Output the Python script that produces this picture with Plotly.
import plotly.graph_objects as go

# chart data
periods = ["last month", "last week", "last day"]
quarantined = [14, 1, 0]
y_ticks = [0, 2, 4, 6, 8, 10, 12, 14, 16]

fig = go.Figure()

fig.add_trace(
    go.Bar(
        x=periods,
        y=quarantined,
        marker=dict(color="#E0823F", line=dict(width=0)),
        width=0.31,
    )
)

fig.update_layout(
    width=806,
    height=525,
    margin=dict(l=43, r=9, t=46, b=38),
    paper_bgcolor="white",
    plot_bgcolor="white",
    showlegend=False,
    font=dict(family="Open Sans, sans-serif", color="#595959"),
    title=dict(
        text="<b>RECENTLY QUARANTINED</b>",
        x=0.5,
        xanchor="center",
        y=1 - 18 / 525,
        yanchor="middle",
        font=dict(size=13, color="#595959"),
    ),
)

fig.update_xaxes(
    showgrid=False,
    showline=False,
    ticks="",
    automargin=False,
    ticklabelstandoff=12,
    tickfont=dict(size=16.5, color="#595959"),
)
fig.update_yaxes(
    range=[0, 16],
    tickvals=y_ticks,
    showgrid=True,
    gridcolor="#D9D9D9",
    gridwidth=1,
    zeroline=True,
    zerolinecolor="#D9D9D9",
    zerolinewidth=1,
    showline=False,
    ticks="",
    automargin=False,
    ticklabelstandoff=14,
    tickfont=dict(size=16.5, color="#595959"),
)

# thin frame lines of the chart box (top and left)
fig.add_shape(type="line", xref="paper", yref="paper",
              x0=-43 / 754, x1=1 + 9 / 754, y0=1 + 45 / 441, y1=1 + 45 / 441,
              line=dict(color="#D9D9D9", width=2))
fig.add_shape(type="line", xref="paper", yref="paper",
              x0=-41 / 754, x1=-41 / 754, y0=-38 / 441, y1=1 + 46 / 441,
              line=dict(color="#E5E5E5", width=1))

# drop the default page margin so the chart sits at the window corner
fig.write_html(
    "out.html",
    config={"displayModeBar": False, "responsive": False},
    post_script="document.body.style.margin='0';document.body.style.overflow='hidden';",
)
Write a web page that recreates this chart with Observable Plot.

○ ○ ○ ○ ○ ○ ○

→ **To be done**
Please restate the data word for word, every record included.

→ **Complete output**
Output the Python script that produces this picture with Plotly.
import plotly.graph_objects as go

# chart data
periods = ["last month", "last week", "last day"]
quarantined = [14, 1, 0]
y_ticks = [0, 2, 4, 6, 8, 10, 12, 14, 16]

fig = go.Figure()

fig.add_trace(
    go.Bar(
        x=periods,
        y=quarantined,
        marker=dict(color="#E0823F", line=dict(width=0)),
        width=0.31,
    )
)

fig.update_layout(
    width=806,
    height=525,
    margin=dict(l=43, r=9, t=46, b=38),
    paper_bgcolor="white",
    plot_bgcolor="white",
    showlegend=False,
    font=dict(family="Open Sans, sans-serif", color="#595959"),
    title=dict(
        text="<b>RECENTLY QUARANTINED</b>",
        x=0.5,
        xanchor="center",
        y=1 - 18 / 525,
        yanchor="middle",
        font=dict(size=13, color="#595959"),
    ),
)

fig.update_xaxes(
    showgrid=False,
    showline=False,
    ticks="",
    automargin=False,
    ticklabelstandoff=12,
    tickfont=dict(size=16.5, color="#595959"),
)
fig.update_yaxes(
    range=[0, 16],
    tickvals=y_ticks,
    showgrid=True,
    gridcolor="#D9D9D9",
    gridwidth=1,
    zeroline=True,
    zerolinecolor="#D9D9D9",
    zerolinewidth=1,
    showline=False,
    ticks="",
    automargin=False,
    ticklabelstandoff=14,
    tickfont=dict(size=16.5, color="#595959"),
)

# thin frame lines of the chart box (top and left)
fig.add_shape(type="line", xref="paper", yref="paper",
              x0=-43 / 754, x1=1 + 9 / 754, y0=1 + 45 / 441, y1=1 + 45 / 441,
              line=dict(color="#D9D9D9", width=2))
fig.add_shape(type="line", xref="paper", yref="paper",
              x0=-41 / 754, x1=-41 / 754, y0=-38 / 441, y1=1 + 46 / 441,
              line=dict(color="#E5E5E5", width=1))

# drop the default page margin so the chart sits at the window corner
fig.write_html(
    "out.html",
    config={"displayModeBar": False, "responsive": False},
    post_script="document.body.style.margin='0';document.body.style.overflow='hidden';",
)
Write a web page that recreates this chart with Observable Plot.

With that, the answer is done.